Uzaylımız her ne kadar fiziksel olarak profesöre benzemek konusunda sorun yaşamasa bile (fiziksel dönüşüm basit bir yetenek sayılır) karakter olarak en ufak bir benzerlik göstermesi imkansızdır. İyi ve daha çok kötü (zayıf) anlamda bir insan olması beklenemez. Bunu başkalarının fark etmesi de mümkündür. Kendini tanıyanlarla karşılaştığında ortaya çıkan bu karışıklığı anlamlı bir şekilde çözmek için kitabın hemen başında bir olay yaşanır. Daha ilk sayfalarda kahramanımız olan uzaylı, çıplak bir halde etrafta dolaşırken bulunur ve ruh haliyle, hafızasıyla ilgili bir sorun yaşadığı düşünülür. Sonrasında herkes onun fazla çalışmaktan dolayı biraz sarsıldığını kabul eder ve garipliklerini buna yorar.
Sonuç olarak hayata “tertemiz bir kafayla” başlayan karakterin hem insanlarla hem de dünyadaki diğer canlılarla ve dünya düzeniyle tanışmasını izleriz. Tanışırken de sürekli etrafında gördüklerini şaşkınlık içinde analiz eder. Bu her şeye şaşırma hissi, elbette bir yazarın elinden çıktığı için bazen inandırıcılığın sınırlarında geziyor bana kalırsa. Ayrım çok zor. Yazara sormak istedim durdum: sen mi şaşırdın Matt yoksa karakterin mi? Ben okurken biraz şaşırdım!
Bu belirsizlikler yazarın meşru hile yapma hakkının bir parçası olduğu için çok fazla sorgulamadım. İnsan yazarken böyle belirsizlikler yaratıp eğlenemeyecekse neden yazsın değil mi? Bazen oldukça sempatik duruyor. Yeni bir ülkeye gittiğimizde kaçamadığımız bu “ah çok şaşırdım” havasındaki yargılayan bakışı yazardan da beklediğimiz için okuyoruz bu kitabı.
Bu kitap hakkında yazanlar mutlaka alienation (yabancılaşma) ve alien (uzaylı) kelimelerinin ilişkisinden bahsetmiştir. Henüz kitap hakkında yazılanları okumadım. Önce ilk izlenimlerimi, kimseden etkilenmeden paylaşmak istiyorum. Belki sonra kitap hakkında yazılanları okuyup yeniden düşüncelerimi yazarım.

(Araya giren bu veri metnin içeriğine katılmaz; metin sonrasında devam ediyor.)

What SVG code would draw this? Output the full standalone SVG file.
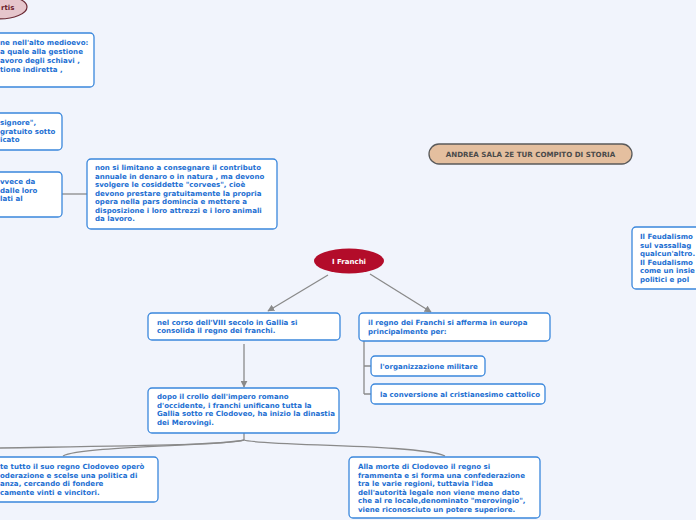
<svg xmlns="http://www.w3.org/2000/svg" width="696" height="520" viewBox="0 0 696 520">
<defs>
<style>
.bg{fill:#f1f4fc}
.box{fill:#fff;stroke:#3a87dc;stroke-width:1.3}
.t{font-family:"DejaVu Sans",Verdana,sans-serif;font-weight:bold;font-size:7.05px;fill:#1d6fd2}
.c{fill:none;stroke:#8a8a8a;stroke-width:1.3}
</style>
<marker id="ah" viewBox="0 0 10 10" refX="9" refY="5" markerWidth="7" markerHeight="7" markerUnits="userSpaceOnUse" orient="auto">
<path d="M0,0 L10,5 L0,10 z" fill="#8a8a8a"/>
</marker>
</defs>
<rect class="bg" x="0" y="0" width="696" height="520"/>

<g id="connectors">
<line class="c" x1="62" y1="194" x2="87" y2="194"/>
<line class="c" x1="328" y1="275" x2="268" y2="311" marker-end="url(#ah)"/>
<line class="c" x1="370" y1="274" x2="431" y2="312" marker-end="url(#ah)"/>
<line class="c" x1="244" y1="344" x2="244" y2="387" marker-end="url(#ah)"/>
<path class="c" d="M364,341 V394 M364,366 H371 M364,394 H371"/>
<path class="c" d="M244,433 V440"/>
<path class="c" d="M244,440 C230,445 120,446 0,448"/>
<path class="c" d="M244,440 C220,446 80,446 63,456"/>
<path class="c" d="M244,440 C260,446 420,444 445,456"/>
</g>

<g id="node-partis">
<ellipse cx="-2" cy="7" rx="29" ry="12" fill="#e6c6cc" stroke="#6b2a35" stroke-width="1.2"/>
<text x="1" y="10" font-family="DejaVu Sans,sans-serif" font-weight="bold" font-size="7px" fill="#6b1a2a">rtis</text>
</g>

<g id="node-alto-medioevo">
<rect class="box" x="-10" y="33" width="104" height="54" rx="4"/>
<text class="t"><tspan x="0" y="45">ne nell'alto medioevo:</tspan><tspan x="0" y="54">a quale alla gestione</tspan><tspan x="0" y="63">avoro degli schiavi ,</tspan><tspan x="0" y="72">tione indiretta ,</tspan></text>
</g>

<g id="node-signore">
<rect class="box" x="-10" y="113" width="72" height="37" rx="4"/>
<text class="t"><tspan x="0" y="125">signore",</tspan><tspan x="0" y="133.5">gratuito sotto</tspan><tspan x="0" y="142">icato</tspan></text>
</g>

<g id="node-invece">
<rect class="box" x="-10" y="172" width="72" height="45" rx="4"/>
<text class="t"><tspan x="0" y="184">vvece da</tspan><tspan x="0" y="192.5">dalle loro</tspan><tspan x="0" y="201">lati al</tspan></text>
</g>

<g id="node-corvees">
<rect class="box" x="87" y="159" width="190" height="70" rx="4"/>
<text class="t"><tspan x="95" y="170">non si limitano a consegnare il contributo</tspan><tspan x="95" y="178.5">annuale in denaro o in natura , ma devono</tspan><tspan x="95" y="187">svolgere le cosiddette "corvees", cioè</tspan><tspan x="95" y="195.5">devono prestare gratuitamente la propria</tspan><tspan x="95" y="204">opera nella pars domincia e mettere a</tspan><tspan x="95" y="212.5">disposizione i loro attrezzi e i loro animali</tspan><tspan x="95" y="221">da lavoro.</tspan></text>
</g>

<g id="node-title">
<rect x="429" y="144" width="203" height="20" rx="10" fill="#e4bf9f" stroke="#5a5a5a" stroke-width="1.3"/>
<text x="530.5" y="157" text-anchor="middle" font-family="DejaVu Sans,sans-serif" font-weight="bold" font-size="7.1px" fill="#4a4a4a">ANDREA SALA 2E TUR COMPITO DI STORIA</text>
</g>

<g id="node-feudalismo">
<rect class="box" x="632" y="227" width="80" height="62" rx="4"/>
<text class="t"><tspan x="640" y="239">Il Feudalismo</tspan><tspan x="640" y="247.5">sul vassallag</tspan><tspan x="640" y="256">qualcun'altro.</tspan><tspan x="640" y="264.5">Il Feudalismo</tspan><tspan x="640" y="273">come un insie</tspan><tspan x="640" y="281.5">politici e pol</tspan></text>
</g>

<g id="node-franchi">
<ellipse cx="349" cy="261" rx="35" ry="12.5" fill="#b30c2a"/>
<text x="349" y="264" text-anchor="middle" font-family="DejaVu Sans,sans-serif" font-weight="bold" font-size="7px" fill="#ffffff">I Franchi</text>
</g>

<g id="node-viii-secolo">
<rect class="box" x="148" y="313" width="192" height="27" rx="4"/>
<text class="t"><tspan x="157" y="324.5">nel corso dell'VIII secolo in Gallia si</tspan><tspan x="157" y="333">consolida il regno dei franchi.</tspan></text>
</g>

<g id="node-regno-afferma">
<rect class="box" x="359" y="313" width="191" height="28" rx="4"/>
<text class="t"><tspan x="368" y="325">il regno dei Franchi si afferma in europa</tspan><tspan x="368" y="333.5">principalmente per:</tspan></text>
</g>

<g id="node-militare">
<rect class="box" x="371" y="356" width="114" height="20" rx="4"/>
<text class="t" x="380" y="368.5">l'organizzazione militare</text>
</g>

<g id="node-cristianesimo">
<rect class="box" x="371" y="384" width="174" height="20" rx="4"/>
<text class="t" x="380" y="396.5">la conversione al cristianesimo cattolico</text>
</g>

<g id="node-crollo">
<rect class="box" x="148" y="388" width="191" height="45" rx="4"/>
<text class="t"><tspan x="157" y="399">dopo il crollo dell'impero romano</tspan><tspan x="157" y="407.5">d'occidente, i franchi unificano tutta la</tspan><tspan x="157" y="416">Gallia sotto re Clodoveo, ha inizio la dinastia</tspan><tspan x="157" y="424.5">dei Merovingi.</tspan></text>
</g>

<g id="node-clodoveo-moderazione">
<rect class="box" x="-10" y="457" width="168" height="45" rx="4"/>
<text class="t"><tspan x="0" y="469">te tutto il suo regno Clodoveo operò</tspan><tspan x="0" y="477.5">oderazione e scelse una politica di</tspan><tspan x="0" y="486">anza, cercando di fondere</tspan><tspan x="0" y="494.5">camente vinti e vincitori.</tspan></text>
</g>

<g id="node-morte-clodoveo">
<rect class="box" x="349" y="457" width="191" height="61" rx="4"/>
<text class="t"><tspan x="358" y="469">Alla morte di Clodoveo il regno si</tspan><tspan x="358" y="477.5">frammenta e si forma una confederazione</tspan><tspan x="358" y="486">tra le varie regioni, tuttavia l'idea</tspan><tspan x="358" y="494.5">dell'autorità legale non viene meno dato</tspan><tspan x="358" y="503">che al re locale,denominato "merovingio",</tspan><tspan x="358" y="511.5">viene riconosciuto un potere superiore.</tspan></text>
</g>
</svg>
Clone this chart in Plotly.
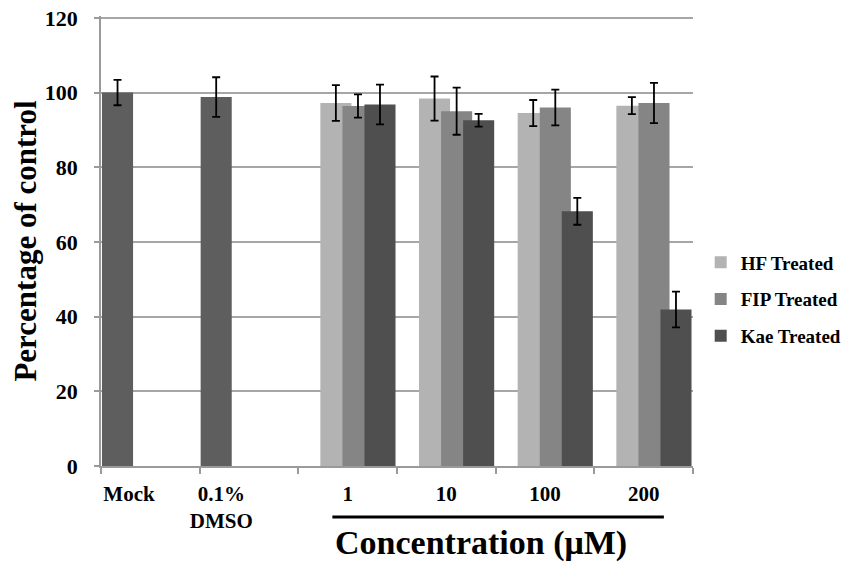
import plotly.graph_objects as go

categories = ["Mock", "0.1%<br>DMSO", "1", "10", "100", "200"]

control_values = [100.0, 98.8]
control_err = [3.4, 5.3]

hf_values = [97.2, 98.4, 94.5, 96.5]
hf_err = [4.8, 5.9, 3.5, 2.3]

fip_values = [96.4, 95.0, 96.0, 97.2]
fip_err = [3.1, 6.3, 4.8, 5.4]

kae_values = [96.8, 92.6, 68.2, 41.9]
kae_err = [5.3, 1.7, 3.6, 4.8]

series_names = ["HF Treated", "FIP Treated", "Kae Treated"]

FONT = "Liberation Serif"
BW = 0.315

ctrl_x = [i + 0.5 for i in range(2)]
conc_x = [i + 0.5 for i in range(2, 6)]

fig = go.Figure()

fig.add_trace(go.Bar(
    x=ctrl_x, y=control_values, width=BW, offset=-0.49,
    marker=dict(color="#5e5e5e", line=dict(width=0)),
    error_y=dict(type="data", array=control_err, color="black", thickness=1.8, width=4),
    showlegend=False,
))

colors = ["#b3b3b3", "#858585", "#4f4f4f"]
offsets = [-0.277, -0.053, 0.17]
for name, vals, errs, col, off in zip(series_names, [hf_values, fip_values, kae_values],
                                        [hf_err, fip_err, kae_err], colors, offsets):
    fig.add_trace(go.Bar(
        x=conc_x, y=vals, width=BW, offset=off, name=name, legendgroup=name,
        marker=dict(color=col, line=dict(width=0)),
        error_y=dict(type="data", array=errs, color="black", thickness=1.8, width=4),
    ))

label_pos = [0.284, 1.22] + conc_x

fig.update_layout(
    width=854, height=555,
    margin=dict(l=93, r=169, t=8, b=97, autoexpand=False),
    barmode="overlay",
    plot_bgcolor="white", paper_bgcolor="white",
    font=dict(family=FONT, color="black", weight="bold"),
    xaxis=dict(
        range=[0, 6], tickvals=label_pos, ticktext=categories, ticks="",
        tickfont=dict(family=FONT, size=21, weight="bold"),
        showgrid=False, showline=True, linecolor="#9a9a9a", linewidth=1.5,
        zeroline=False, automargin=False,
        minor=dict(tickvals=[0, 1, 2, 3, 4, 5, 6], ticks="outside", ticklen=6,
                   tickcolor="#9a9a9a", tickwidth=1.5, showgrid=False),
        ticklabelstandoff=8,
    ),
    yaxis=dict(
        range=[0, 120.5], tickvals=[0, 20, 40, 60, 80, 100, 120],
        tickfont=dict(family=FONT, size=22, weight="bold"),
        ticks="outside", ticklen=5, tickcolor="#9a9a9a", tickwidth=1.5,
        showgrid=True, gridcolor="#a6a6a6", gridwidth=1.5,
        showline=True, linecolor="#9a9a9a", linewidth=1.5, zeroline=False,
        ticklabelstandoff=12, automargin=False, ticklabeloverflow="allow",
        title=dict(text="Percentage of control", font=dict(family=FONT, size=31, weight="bold"),
                   standoff=14),
    ),
    legend=dict(
        x=1.013, y=0.37, xanchor="left", yanchor="middle",
        font=dict(family=FONT, size=19, weight="bold"),
        tracegroupgap=9, bgcolor="rgba(0,0,0,0)",
    ),
)

fig.add_shape(type="line", xref="x", yref="paper", x0=2.345, x1=5.705, y0=-0.1136, y1=-0.1136,
              line=dict(color="black", width=3))
fig.add_annotation(text="Concentration (μM)", xref="x", yref="paper", x=3.853, y=-0.172,
                   showarrow=False, xanchor="center", yanchor="middle",
                   font=dict(family=FONT, size=34, weight="bold", color="black"))

fig.write_html("out.html")
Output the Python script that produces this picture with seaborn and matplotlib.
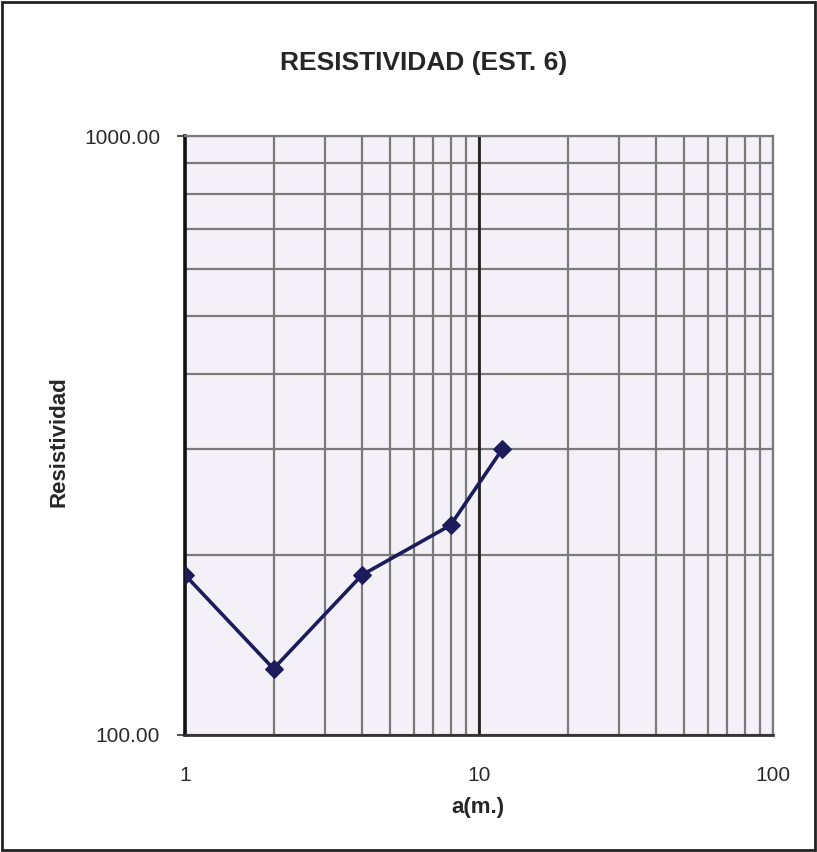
import matplotlib
matplotlib.use("Agg")
import matplotlib.pyplot as plt
import seaborn as sns
import pandas as pd
from matplotlib.ticker import FixedLocator, FixedFormatter, LogLocator, NullFormatter
from matplotlib.patches import Rectangle

# Data
a_m = [1, 2, 4, 8, 12]
resistividad = [185, 129, 185, 224, 300]
x_ticks = [1, 10, 100]
x_tick_labels = ["1", "10", "100"]
y_ticks = [100, 1000]
y_tick_labels = ["100.00", "1000.00"]
title = "RESISTIVIDAD (EST. 6)"
x_label = "a(m.)"
y_label = "Resistividad"

sns.set_theme(style="white")
plt.rcParams['font.family'] = ['Liberation Sans', 'DejaVu Sans']

W, H = 817, 852
L, R, T, B = 185, 773, 136, 735
fig = plt.figure(figsize=(W/100, H/100), dpi=100)
fig.patch.set_facecolor("white")
ax = fig.add_axes([L/W, 1-B/H, (R-L)/W, (B-T)/H])
ax.set_facecolor("#f4f0f7")

df = pd.DataFrame({"a": a_m, "r": resistividad})
sns.lineplot(data=df, x="a", y="r", ax=ax, color="#1c1c5c", linewidth=2.6,
             marker="D", markersize=9, markeredgecolor="#1c1c5c", zorder=5)

ax.set_xscale("log")
ax.set_yscale("log")
ax.set_xlim(1, 100)
ax.set_ylim(100, 1000)

ax.xaxis.set_major_locator(FixedLocator(x_ticks))
ax.xaxis.set_major_formatter(FixedFormatter(x_tick_labels))
ax.yaxis.set_major_locator(FixedLocator(y_ticks))
ax.yaxis.set_major_formatter(FixedFormatter(y_tick_labels))
ax.xaxis.set_minor_locator(LogLocator(base=10, subs=range(2, 10)))
ax.yaxis.set_minor_locator(LogLocator(base=10, subs=range(2, 10)))
ax.xaxis.set_minor_formatter(NullFormatter())
ax.yaxis.set_minor_formatter(NullFormatter())

ax.grid(True, which="both", color="#7a7a7a", linewidth=1.6)
ax.axvline(10, color="#222222", linewidth=2.0, zorder=2)

ax.tick_params(axis="both", which="major", labelsize=15, colors="#2a2a2a")
ax.tick_params(axis="y", which="major", left=True, length=6, width=1.5, color="#555555", pad=12)
ax.tick_params(axis="x", which="major", bottom=False, pad=16)
ax.tick_params(axis="both", which="minor", length=0)

for s in ["top", "right"]:
    ax.spines[s].set_color("#7a7a7a")
    ax.spines[s].set_linewidth(1.6)
ax.spines["left"].set_color("#111111")
ax.spines["left"].set_linewidth(2.6)
ax.spines["bottom"].set_color("#333333")
ax.spines["bottom"].set_linewidth(2.0)

ax.set_xlabel(x_label, fontsize=16, fontweight="bold", va="center")
ax.xaxis.set_label_coords((478-L)/(R-L), -(807-B)/(B-T))
ax.set_ylabel(y_label, fontsize=16, fontweight="bold", va="center")
ax.yaxis.set_label_coords((59-L)/(R-L), (B-442)/(B-T))
fig.text(424/W, 1-63/H, title, ha="center", va="center", fontsize=19, fontweight="bold")

fig.patches.append(Rectangle((0.002, 0.002), 0.996, 0.996, transform=fig.transFigure,
                             fill=False, edgecolor="#222222", linewidth=2))

fig.savefig("out.png", dpi=100)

Yolculuk yapmanın, sadece bazen şehir içinde bile bir yerlere gitmenin motivasyonu olan bu yabancılık hissi, ilk defa bir tren istasyonundan indiğinizde, dışarı çıktığınıza olan şeydir. Benim için seyahat etmenin en anlamlı yanı budur. Hem yeni bir yere gittiğimde hem de oradan geldiğimde sanki kendimi bu “sıfırlanmış kafayla” başlamış sayarım. Çok “romantik” bir şeyden söz etmediğimi söylemem lazım çünkü istemeden romantize etme riski var bu konuları.
Romantize etmekten kaçınmanın da en kısa yolu kısa kesmek.
İyisiyle kötüsüyle hassas bir denge bu. Hem yeni bir yerde olmayı, yeni insanlarla tanışmayı istiyoruz hem de bunun yaratacağı zorlukların sevisini öngöremiyoruz. Bize insanlar nasıl davranacak, ne kadar kötü davranacak diye düşünüp mantıklı bir sonuca ulaşma ihtimalimiz var mı? Yeniliğin olumlu ve olumsuz yönleri, bilgisayar oyunlarındaki gibi zorluk seviyesi ayarlanabilen bir şey değil. Rastgele, seviyesi belli olmayan, çok oyunculu bilgisayar oyunları gibi…
O yüzden gidiyoruz, o yüzden kaçıyoruz ve o yüzden geri geliyoruz. The Humans, içten içe bildiğimize inandığım bu duyguyu iyi anlatan kitaplardan biri.